Write out the listing, please, but only from its first line through the line containing "y_ticks = [0, 20, 40, 60, 80, 100]", exactly as given and without pictures.

DATASET EXCERPT:
* * * * * * *

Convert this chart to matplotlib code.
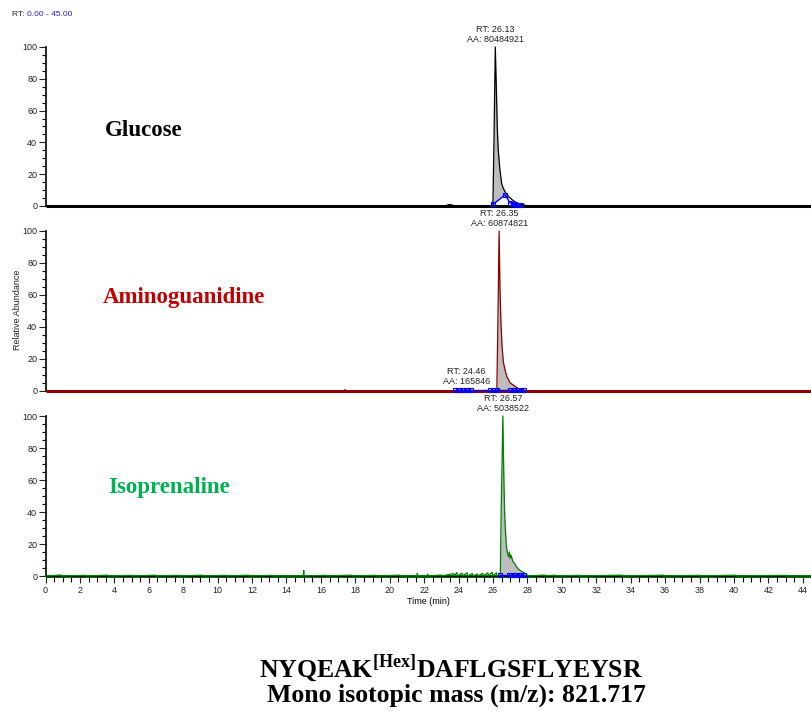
import numpy as np
import matplotlib
matplotlib.use("Agg")
import matplotlib.pyplot as plt
from matplotlib.ticker import MultipleLocator

# ---------------- data ----------------
x_ticks = list(range(0, 45, 2))
y_ticks = [0, 20, 40, 60, 80, 100]

sample_names = ["Glucose", "Aminoguanidine", "Isoprenaline"]
sample_colors = ["#000000", "#C00000", "#00B050"]
trace_colors = ["#000000", "#8B0000", "#008000"]

peak_rt = [26.13, 26.35, 26.57]
peak_aa = ["80484921", "60874821", "5038522"]

# Glucose trace (time, relative abundance)
glc_time = [0.0, 23.2, 23.35, 23.5, 23.65, 23.8, 25.90, 25.99, 26.06, 26.13, 26.20, 26.25,
            26.30, 26.40, 26.50, 26.60, 26.75, 26.90, 27.10, 27.30, 27.50, 27.70, 27.90,
            28.20, 44.5]
glc_int = [0.0, 0.0, 0.6, 0.9, 0.5, 0.0, 0.0, 0.5, 45.0, 100.0, 70.0, 48.0,
           35.0, 22.6, 14.0, 11.0, 8.0, 6.0, 4.0, 2.5, 1.5, 1.0, 0.3,
           0.0, 0.0]

# Aminoguanidine trace
ami_time = [0.0, 17.3, 17.4, 17.5, 26.15, 26.22, 26.29, 26.35, 26.40, 26.45, 26.52, 26.60,
            26.70, 26.80, 26.90, 27.00, 27.20, 27.40, 27.60, 27.80, 28.00, 44.5]
ami_int = [0.0, 0.0, 0.8, 0.0, 0.0, 0.5, 50.0, 100.0, 65.0, 45.0, 28.0, 18.0,
           13.0, 9.0, 7.0, 5.0, 3.5, 2.0, 1.0, 0.4, 0.0, 0.0]

# Isoprenaline trace (noisy baseline)
iso_time = [0.0, 0.9, 0.92, 2.3, 2.32, 3.6, 3.62, 5.0, 5.02, 6.4, 6.42, 7.7, 7.72,
            9.1, 9.12, 10.5, 10.52, 11.8, 11.82, 13.2, 13.22, 14.97, 15.0, 15.03,
            16.3, 16.32, 17.8, 17.82, 19.2, 19.22, 20.6, 20.62, 21.57, 21.6, 21.63,
            22.17, 22.2, 22.23, 23.0, 23.02, 23.7, 23.72, 23.9, 23.92, 24.2, 24.22,
            24.5, 24.52, 24.8, 24.82, 25.1, 25.12, 25.4, 25.42, 25.7, 25.72, 25.95, 25.97,
            26.2, 26.22, 26.42, 26.47, 26.57, 26.62, 26.67, 26.72, 26.78, 26.85, 26.90,
            26.95, 27.00, 27.05, 27.15, 27.25, 27.35, 27.50, 27.65, 27.80, 28.00, 28.10,
            29.0, 29.02, 29.6, 29.62, 31.0, 31.02, 33.5, 33.52, 35.9, 35.92, 38.0, 38.02,
            40.1, 40.12, 43.0, 43.02, 44.5]
iso_int = [0.0, 0.6, 0.0, 0.4, 0.0, 0.5, 0.0, 0.4, 0.0, 0.5, 0.0, 0.4, 0.0,
           0.5, 0.0, 0.4, 0.0, 0.5, 0.0, 0.4, 0.0, 0.0, 3.5, 0.0,
           0.4, 0.0, 0.5, 0.0, 0.4, 0.0, 0.5, 0.0, 0.0, 1.6, 0.0,
           0.0, 1.2, 0.0, 0.6, 0.0, 1.5, 0.0, 2.2, 0.0, 1.8, 0.0,
           2.0, 0.0, 1.5, 0.0, 1.2, 0.0, 1.6, 0.0, 2.0, 0.0, 2.4, 0.0,
           2.0, 0.0, 0.5, 40.0, 100.0, 65.0, 40.0, 28.0, 18.0, 14.0, 12.0,
           15.0, 11.0, 13.0, 9.0, 8.0, 6.0, 4.0, 3.0, 2.0, 0.5, 0.0,
           0.6, 0.0, 0.5, 0.0, 0.4, 0.0, 0.5, 0.0, 0.5, 0.0, 0.4, 0.0,
           0.5, 0.0, 0.4, 0.0, 0.0]

traces_time = [glc_time, ami_time, iso_time]
traces_int = [glc_int, ami_int, iso_int]

# integration baselines (blue)
glc_base_t = [25.99, 26.70, 26.98, 27.15, 27.30, 27.45, 27.60]
glc_base_y = [1.0, 7.0, 2.0, 1.5, 0.6, 0.6, 0.6]
ami_base_t = [23.80, 23.95, 24.10, 24.25, 24.40, 24.55, 24.70, 25.85, 26.00, 26.15, 26.25,
              27.00, 27.15, 27.30, 27.45, 27.60, 27.78]
ami_base_y = [0.4] * 17
iso_base_t = [26.42, 26.90, 27.05, 27.20, 27.35, 27.50, 27.65, 27.80]
iso_base_y = [0.4] * 8
bases_t = [glc_base_t, ami_base_t, iso_base_t]
bases_y = [glc_base_y, ami_base_y, iso_base_y]

# fill ranges (integrated peak area)
fill_ranges = [(25.99, 27.0), (26.22, 27.78), (26.42, 27.80)]

# minor peak annotation in aminoguanidine
minor_rt = 24.46
minor_aa = "165846"

# ---------------- figure ----------------
plt.rcParams["font.family"] = ["Liberation Sans", "DejaVu Sans"]
plt.rcParams["mathtext.fontset"] = "custom"
plt.rcParams["mathtext.rm"] = "Liberation Serif"
plt.rcParams["mathtext.bf"] = "Liberation Serif:bold"
fig = plt.figure(figsize=(8.11, 7.11), dpi=100)

W, H = 811.0, 711.0
left_px = 45.5
xmax = 44.47
tops = [47, 231, 416]
bottoms = [206, 391, 576]
label_pos = [(105, 131), (103, 297), (108, 487)]

axes = []
for i in range(3):
    ax = fig.add_axes([left_px / W, 1 - bottoms[i] / H, 1 - left_px / W,
                       (bottoms[i] - tops[i]) / H])
    axes.append(ax)
    t = np.array(traces_time[i])
    y = np.array(traces_int[i])
    lo, hi = fill_ranges[i]
    mask = (t >= lo) & (t <= hi)
    bt = np.array(bases_t[i]); by = np.array(bases_y[i])
    base_interp = np.interp(t[mask], bt, by) if i == 0 else np.zeros(mask.sum())
    ax.fill_between(t[mask], np.minimum(base_interp, y[mask]), y[mask],
                    color="#BDBDBD", lw=0, zorder=1)
    ax.plot(t, y, color=trace_colors[i], lw=0.9, zorder=3, clip_on=False)
    ax.plot([0, xmax], [0, 0], color=trace_colors[i], lw=2.2, zorder=2,
            clip_on=False, solid_capstyle="butt")
    ax.plot(bt, by, color="#0000FF", lw=1.0, marker="s", ms=2.5, mfc="none",
            mec="#0000FF", mew=0.8, zorder=4, clip_on=False)

    ax.set_xlim(0, xmax)
    ax.set_ylim(0, 100)
    for s in ["top", "right"]:
        ax.spines[s].set_visible(False)
    ax.spines["left"].set_linewidth(1.2)
    ax.yaxis.set_major_locator(MultipleLocator(20))
    ax.yaxis.set_minor_locator(MultipleLocator(5))
    ax.set_yticks(y_ticks)
    ax.tick_params(axis="y", which="major", length=5, width=0.8, labelsize=6.5,
                   pad=1, colors="#222222")
    ax.tick_params(axis="y", which="minor", length=3, width=0.8)
    if i < 2:
        ax.spines["bottom"].set_visible(False)
        ax.set_xticks([])
    else:
        ax.spines["bottom"].set_linewidth(1.0)
        ax.set_xticks(x_ticks)
        ax.xaxis.set_minor_locator(MultipleLocator(0.5))
        ax.tick_params(axis="x", which="major", length=5, width=0.8, labelsize=6.5,
                       pad=2, colors="#222222")
        ax.tick_params(axis="x", which="minor", length=4, width=0.8)
        ax.set_xlabel("Time (min)", fontsize=6.5, labelpad=2)

    ax.text(peak_rt[i], 102, f"RT: {peak_rt[i]:.2f}\nAA: {peak_aa[i]}",
            ha="center", va="bottom", fontsize=6.5, color="#222222",
            linespacing=1.1, clip_on=False)
    fig.text(label_pos[i][0] / W, 1 - label_pos[i][1] / H, sample_names[i],
             ha="left", va="center", fontsize=16.5, fontweight="bold",
             family="Liberation Serif", color=sample_colors[i])

axes[1].text(minor_rt, 3, f"RT: {minor_rt:.2f}\nAA: {minor_aa}", ha="center",
             va="bottom", fontsize=6.5, color="#222222", linespacing=1.1)
fig.text(18 / W, 1 - 310 / H, "Relative Abundance", rotation=90, ha="center",
         va="center", fontsize=6.5, color="#222222")

fig.text(12 / W, 1 - 15 / H, "RT: ", ha="left", va="center", fontsize=6,
         color="#222222")
fig.text(27 / W, 1 - 15 / H, "0.00 - 45.00", ha="left", va="center", fontsize=6,
         color="#2020C0")

fig.text(451 / W, 1 - 677 / H,
         r"$\mathbf{NYQEAK}^{\mathbf{[Hex]}}\mathbf{DAFLGSFLYEYSR}$",
         ha="center", va="baseline", fontsize=18.5)
fig.text(456 / W, 1 - 702 / H, "Mono isotopic mass (m/z): 821.717",
         ha="center", va="baseline", fontsize=18.5, fontweight="bold",
         family="Liberation Serif")

fig.savefig("out.png", dpi=100)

* * * * * * *

SOLUTION TO THE PROBLEM:
Convert this chart to matplotlib code.
import numpy as np
import matplotlib
matplotlib.use("Agg")
import matplotlib.pyplot as plt
from matplotlib.ticker import MultipleLocator

# ---------------- data ----------------
x_ticks = list(range(0, 45, 2))
y_ticks = [0, 20, 40, 60, 80, 100]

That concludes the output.